● WHAT TO DO
Copy out the listing that follows, exact in every word, and skip the images.

● SUPPLIED INFORMATION
***

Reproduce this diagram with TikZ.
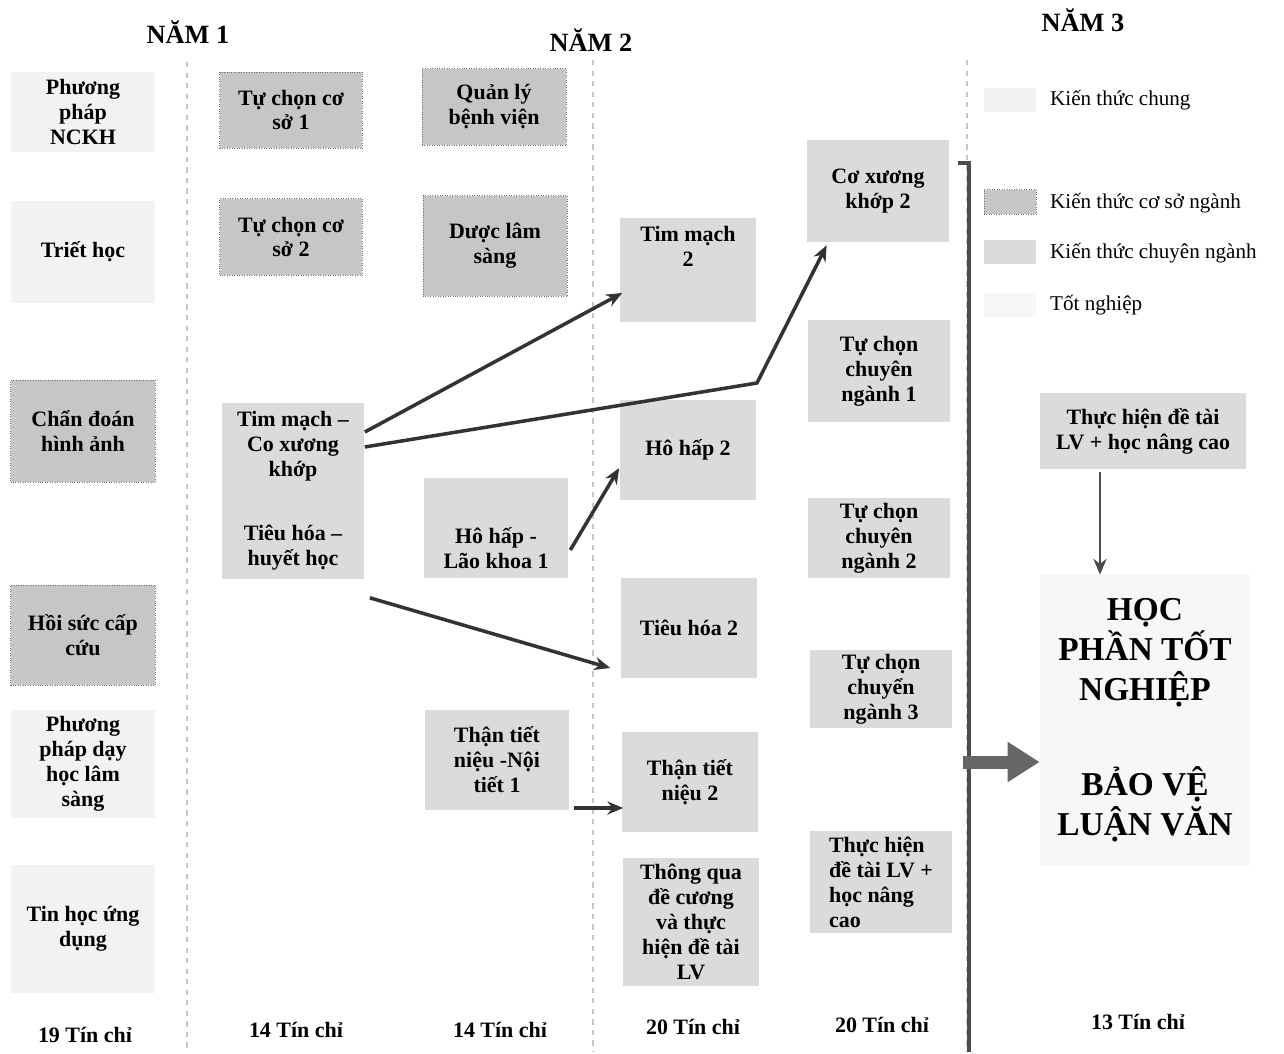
\documentclass[tikz,border=0pt]{standalone}
\usepackage{fontspec}
\setmainfont{Liberation Serif}
\usetikzlibrary{calc,arrows.meta}

\begin{document}
\begin{tikzpicture}[x=0.02cm, y=-0.02cm,
	box/.style={rectangle, align=center, inner sep=2pt, font=\bfseries\fontsize{12.5}{14.2}\selectfont},
	chung/.style={box, fill=gray!10},
	coso/.style={box, fill=gray!45, draw=black!55, densely dotted},
	chuyen/.style={box, fill=gray!28},
	totnghiep/.style={box, fill=gray!6},
	nam/.style={font=\bfseries\fontsize{15}{18}\selectfont},
	tinchi/.style={font=\bfseries\fontsize{12.5}{15}\selectfont},
	chuthich/.style={anchor=west, font=\fontsize{12}{14}\selectfont},
	mau/.style={minimum width=1.04cm, minimum height=0.5cm},
	vach/.style={gray!45, dashed, line width=0.6pt},
	muiten/.style={->, >={Stealth[length=9pt, width=7.5pt]}, line width=2pt, black!80}]
			\useasboundingbox (0,0) rectangle (1284,1054);
			% tieu de
			\node[nam] (nam1) at (188,32) {NĂM 1};
			\node[nam] (nam2) at (591,40) {NĂM 2};
			\node[nam] (nam3) at (1083,20) {NĂM 3};
			% vach chia
			\draw[vach] (187,62) -- (187,1052);
			\draw[vach] (593,60) -- (593,1052);
			\draw[vach] (967,60) -- (967,1052);
			% cot 1
			\node[chung, minimum width=2.9cm, minimum height=1.6cm] (nckh) at (83,112) {Phương\\pháp\\NCKH};
			\node[chung, minimum width=2.9cm, minimum height=2.06cm] (triet) at (83,252) {Triết học};
			\node[coso, minimum width=2.9cm, minimum height=2.04cm] (chandoan) at (83,431) {Chẩn đoán\\hình ảnh};
			\node[coso, minimum width=2.9cm, minimum height=2.0cm] (hoisuc) at (83,635) {Hồi sức cấp\\cứu};
			\node[chung, minimum width=2.9cm, minimum height=2.16cm] (ppday) at (83,764) {Phương\\pháp dạy\\học lâm\\sàng};
			\node[chung, minimum width=2.9cm, minimum height=2.56cm] (tinhoc) at (83,929) {Tin học ứng\\dụng};
			% cot 2
			\node[coso, minimum width=2.86cm, minimum height=1.52cm] (tccs1) at (291,110) {Tự chọn cơ\\sở 1};
			\node[coso, minimum width=2.86cm, minimum height=1.54cm] (tccs2) at (291,237) {Tự chọn cơ\\sở 2};
			\node[chuyen, minimum width=2.86cm, minimum height=3.54cm] (timcxk) at (293,491) {Tim mạch –\\Co xương\\khớp\\[0.78cm]Tiêu hóa –\\huyết học};
			% cot 3
			\node[coso, minimum width=2.88cm, minimum height=1.54cm] (qlbv) at (494,107) {Quản lý\\bệnh viện};
			\node[coso, minimum width=2.88cm, minimum height=2.02cm] (duocls) at (495,246) {Dược lâm\\sàng};
			\node[chuyen, minimum width=2.88cm, minimum height=2.0cm] (hohaplk) at (496,528) {\mbox{}\\[0.62cm]Hô hấp -\\Lão khoa 1};
			\node[chuyen, minimum width=2.88cm, minimum height=2.0cm] (than1) at (497,760) {Thận tiết\\niệu -Nội\\tiết 1};
			% cot 4
			\node[chuyen, minimum width=2.74cm, minimum height=2.08cm] (timmach2) at (688,270) {Tim mạch\\2\\[0.44cm]\mbox{}};
			\node[chuyen, minimum width=2.74cm, minimum height=2.0cm] (hohap2) at (688,450) {Hô hấp 2};
			\node[chuyen, minimum width=2.74cm, minimum height=2.0cm] (tieuhoa2) at (689,628) {Tiêu hóa 2};
			\node[chuyen, minimum width=2.74cm, minimum height=2.0cm] (than2) at (690,782) {Thận tiết\\niệu 2};
			\node[chuyen, minimum width=2.74cm, minimum height=2.58cm] (thongqua) at (691,922) {Thông qua\\đề cương\\và thực\\hiện đề tài\\LV};
			% cot 5
			\node[chuyen, minimum width=2.84cm, minimum height=2.04cm] (cxk2) at (878,191) {Cơ xương\\khớp 2};
			\node[chuyen, minimum width=2.84cm, minimum height=2.04cm] (tccn1) at (879,371) {Tự chọn\\chuyên\\ngành 1};
			\node[chuyen, minimum width=2.84cm, minimum height=1.6cm] (tccn2) at (879,538) {Tự chọn\\chuyên\\ngành 2};
			\node[chuyen, minimum width=2.84cm, minimum height=1.56cm] (tccn3) at (881,689) {Tự chọn\\chuyển\\ngành 3};
			\node[chuyen, align=left, minimum width=2.84cm, minimum height=2.04cm] (thuchien5) at (881,882) {Thực hiện\\đề tài LV +\\học nâng\\cao};
			% cot 6
			\node[chuyen, minimum width=4.14cm, minimum height=1.54cm] (thuchien6) at (1143,431) {Thực hiện đề tài\\LV + học nâng cao};
			\node[totnghiep, font=\bfseries\fontsize{19}{22.7}\selectfont, minimum width=4.2cm, minimum height=5.8cm] (bvlv) at (1145,720) {HỌC\\PHẦN TỐT\\NGHIỆP\\[1.1cm]BẢO VỆ\\LUẬN VĂN};
			% chu thich
			\node[mau, fill=gray!10] (mchung) at (1010,100) {};
			\node[coso, mau] (mcoso) at (1010,202) {};
			\node[mau, fill=gray!28] (mchuyen) at (1010,252) {};
			\node[mau, fill=gray!6] (mtot) at (1010,305) {};
			\node[chuthich] (lchung) at (1044,100) {Kiến thức chung};
			\node[chuthich] (lcoso) at (1044,203) {Kiến thức cơ sở ngành};
			\node[chuthich] (lchuyen) at (1044,253) {Kiến thức chuyên ngành};
			\node[chuthich] (ltot) at (1044,305) {Tốt nghiệp};
			% tin chi
			\node[tinchi] (tc1) at (85,1035) {19 Tín chỉ};
			\node[tinchi] (tc2) at (296,1030) {14 Tín chỉ};
			\node[tinchi] (tc3) at (500,1030) {14 Tín chỉ};
			\node[tinchi] (tc4) at (693,1027) {20 Tín chỉ};
			\node[tinchi] (tc5) at (882,1025) {20 Tín chỉ};
			\node[tinchi] (tc6) at (1138,1022) {13 Tín chỉ};
			% mui ten
			\coordinate (cxkgoc) at (757,383);
			\draw[muiten] ($(timcxk.east)+(0,-59)$) -- ($(timmach2.west)+(3,23)$);
			\draw[muiten] ($(timcxk.east)+(0,-44)$) -- (cxkgoc) -- ($(cxk2.south west)+(20,3)$);
			\draw[muiten] ($(hohaplk.east)+(2,22)$) -- ($(hohap2.west)+(0,18)$);
			\draw[muiten] ($(timcxk.south east)+(5,18)$) -- ($(tieuhoa2.west)+(-10,40)$);
			\draw[muiten] ($(than1.east)+(5,48)$) -- ($(than2.west)+(2,26)$);
			\draw[muiten, black!70, line width=1.6pt] ($(thuchien6.south)+(-43,2)$) -- ($(bvlv.north)+(-45,0)$);
			% thanh doc
			\coordinate (bartop) at (969,163);
			\coordinate (barmid) at (963,762);
			\draw[black!70, line width=2.8pt] (958,163) -- (bartop) -- (969,1052);
			\draw[black!60, line width=0.26cm, -{Triangle[length=0.64cm, width=0.76cm]}] (barmid) -- (bvlv.west |- barmid);
		\end{tikzpicture}
\end{document}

***

● THE RESULT
Reproduce this diagram with TikZ.
\documentclass[tikz,border=0pt]{standalone}
\usepackage{fontspec}
\setmainfont{Liberation Serif}
\usetikzlibrary{calc,arrows.meta}

\begin{document}
\begin{tikzpicture}[x=0.02cm, y=-0.02cm,
	box/.style={rectangle, align=center, inner sep=2pt, font=\bfseries\fontsize{12.5}{14.2}\selectfont},
	chung/.style={box, fill=gray!10},
	coso/.style={box, fill=gray!45, draw=black!55, densely dotted},
	chuyen/.style={box, fill=gray!28},
	totnghiep/.style={box, fill=gray!6},
	nam/.style={font=\bfseries\fontsize{15}{18}\selectfont},
	tinchi/.style={font=\bfseries\fontsize{12.5}{15}\selectfont},
	chuthich/.style={anchor=west, font=\fontsize{12}{14}\selectfont},
	mau/.style={minimum width=1.04cm, minimum height=0.5cm},
	vach/.style={gray!45, dashed, line width=0.6pt},
	muiten/.style={->, >={Stealth[length=9pt, width=7.5pt]}, line width=2pt, black!80}]
			\useasboundingbox (0,0) rectangle (1284,1054);
			% tieu de
			\node[nam] (nam1) at (188,32) {NĂM 1};
			\node[nam] (nam2) at (591,40) {NĂM 2};
			\node[nam] (nam3) at (1083,20) {NĂM 3};
			% vach chia
			\draw[vach] (187,62) -- (187,1052);
			\draw[vach] (593,60) -- (593,1052);
			\draw[vach] (967,60) -- (967,1052);
			% cot 1
			\node[chung, minimum width=2.9cm, minimum height=1.6cm] (nckh) at (83,112) {Phương\\pháp\\NCKH};
			\node[chung, minimum width=2.9cm, minimum height=2.06cm] (triet) at (83,252) {Triết học};
			\node[coso, minimum width=2.9cm, minimum height=2.04cm] (chandoan) at (83,431) {Chẩn đoán\\hình ảnh};
			\node[coso, minimum width=2.9cm, minimum height=2.0cm] (hoisuc) at (83,635) {Hồi sức cấp\\cứu};
			\node[chung, minimum width=2.9cm, minimum height=2.16cm] (ppday) at (83,764) {Phương\\pháp dạy\\học lâm\\sàng};
			\node[chung, minimum width=2.9cm, minimum height=2.56cm] (tinhoc) at (83,929) {Tin học ứng\\dụng};
			% cot 2
			\node[coso, minimum width=2.86cm, minimum height=1.52cm] (tccs1) at (291,110) {Tự chọn cơ\\sở 1};
			\node[coso, minimum width=2.86cm, minimum height=1.54cm] (tccs2) at (291,237) {Tự chọn cơ\\sở 2};
			\node[chuyen, minimum width=2.86cm, minimum height=3.54cm] (timcxk) at (293,491) {Tim mạch –\\Co xương\\khớp\\[0.78cm]Tiêu hóa –\\huyết học};
			% cot 3
			\node[coso, minimum width=2.88cm, minimum height=1.54cm] (qlbv) at (494,107) {Quản lý\\bệnh viện};
			\node[coso, minimum width=2.88cm, minimum height=2.02cm] (duocls) at (495,246) {Dược lâm\\sàng};
			\node[chuyen, minimum width=2.88cm, minimum height=2.0cm] (hohaplk) at (496,528) {\mbox{}\\[0.62cm]Hô hấp -\\Lão khoa 1};
			\node[chuyen, minimum width=2.88cm, minimum height=2.0cm] (than1) at (497,760) {Thận tiết\\niệu -Nội\\tiết 1};
			% cot 4
			\node[chuyen, minimum width=2.74cm, minimum height=2.08cm] (timmach2) at (688,270) {Tim mạch\\2\\[0.44cm]\mbox{}};
			\node[chuyen, minimum width=2.74cm, minimum height=2.0cm] (hohap2) at (688,450) {Hô hấp 2};
			\node[chuyen, minimum width=2.74cm, minimum height=2.0cm] (tieuhoa2) at (689,628) {Tiêu hóa 2};
			\node[chuyen, minimum width=2.74cm, minimum height=2.0cm] (than2) at (690,782) {Thận tiết\\niệu 2};
			\node[chuyen, minimum width=2.74cm, minimum height=2.58cm] (thongqua) at (691,922) {Thông qua\\đề cương\\và thực\\hiện đề tài\\LV};
			% cot 5
			\node[chuyen, minimum width=2.84cm, minimum height=2.04cm] (cxk2) at (878,191) {Cơ xương\\khớp 2};
			\node[chuyen, minimum width=2.84cm, minimum height=2.04cm] (tccn1) at (879,371) {Tự chọn\\chuyên\\ngành 1};
			\node[chuyen, minimum width=2.84cm, minimum height=1.6cm] (tccn2) at (879,538) {Tự chọn\\chuyên\\ngành 2};
			\node[chuyen, minimum width=2.84cm, minimum height=1.56cm] (tccn3) at (881,689) {Tự chọn\\chuyển\\ngành 3};
			\node[chuyen, align=left, minimum width=2.84cm, minimum height=2.04cm] (thuchien5) at (881,882) {Thực hiện\\đề tài LV +\\học nâng\\cao};
			% cot 6
			\node[chuyen, minimum width=4.14cm, minimum height=1.54cm] (thuchien6) at (1143,431) {Thực hiện đề tài\\LV + học nâng cao};
			\node[totnghiep, font=\bfseries\fontsize{19}{22.7}\selectfont, minimum width=4.2cm, minimum height=5.8cm] (bvlv) at (1145,720) {HỌC\\PHẦN TỐT\\NGHIỆP\\[1.1cm]BẢO VỆ\\LUẬN VĂN};
			% chu thich
			\node[mau, fill=gray!10] (mchung) at (1010,100) {};
			\node[coso, mau] (mcoso) at (1010,202) {};
			\node[mau, fill=gray!28] (mchuyen) at (1010,252) {};
			\node[mau, fill=gray!6] (mtot) at (1010,305) {};
			\node[chuthich] (lchung) at (1044,100) {Kiến thức chung};
			\node[chuthich] (lcoso) at (1044,203) {Kiến thức cơ sở ngành};
			\node[chuthich] (lchuyen) at (1044,253) {Kiến thức chuyên ngành};
			\node[chuthich] (ltot) at (1044,305) {Tốt nghiệp};
			% tin chi
			\node[tinchi] (tc1) at (85,1035) {19 Tín chỉ};
			\node[tinchi] (tc2) at (296,1030) {14 Tín chỉ};
			\node[tinchi] (tc3) at (500,1030) {14 Tín chỉ};
			\node[tinchi] (tc4) at (693,1027) {20 Tín chỉ};
			\node[tinchi] (tc5) at (882,1025) {20 Tín chỉ};
			\node[tinchi] (tc6) at (1138,1022) {13 Tín chỉ};
			% mui ten
			\coordinate (cxkgoc) at (757,383);
			\draw[muiten] ($(timcxk.east)+(0,-59)$) -- ($(timmach2.west)+(3,23)$);
			\draw[muiten] ($(timcxk.east)+(0,-44)$) -- (cxkgoc) -- ($(cxk2.south west)+(20,3)$);
			\draw[muiten] ($(hohaplk.east)+(2,22)$) -- ($(hohap2.west)+(0,18)$);
			\draw[muiten] ($(timcxk.south east)+(5,18)$) -- ($(tieuhoa2.west)+(-10,40)$);
			\draw[muiten] ($(than1.east)+(5,48)$) -- ($(than2.west)+(2,26)$);
			\draw[muiten, black!70, line width=1.6pt] ($(thuchien6.south)+(-43,2)$) -- ($(bvlv.north)+(-45,0)$);
			% thanh doc
			\coordinate (bartop) at (969,163);
			\coordinate (barmid) at (963,762);
			\draw[black!70, line width=2.8pt] (958,163) -- (bartop) -- (969,1052);
			\draw[black!60, line width=0.26cm, -{Triangle[length=0.64cm, width=0.76cm]}] (barmid) -- (bvlv.west |- barmid);
		\end{tikzpicture}
\end{document}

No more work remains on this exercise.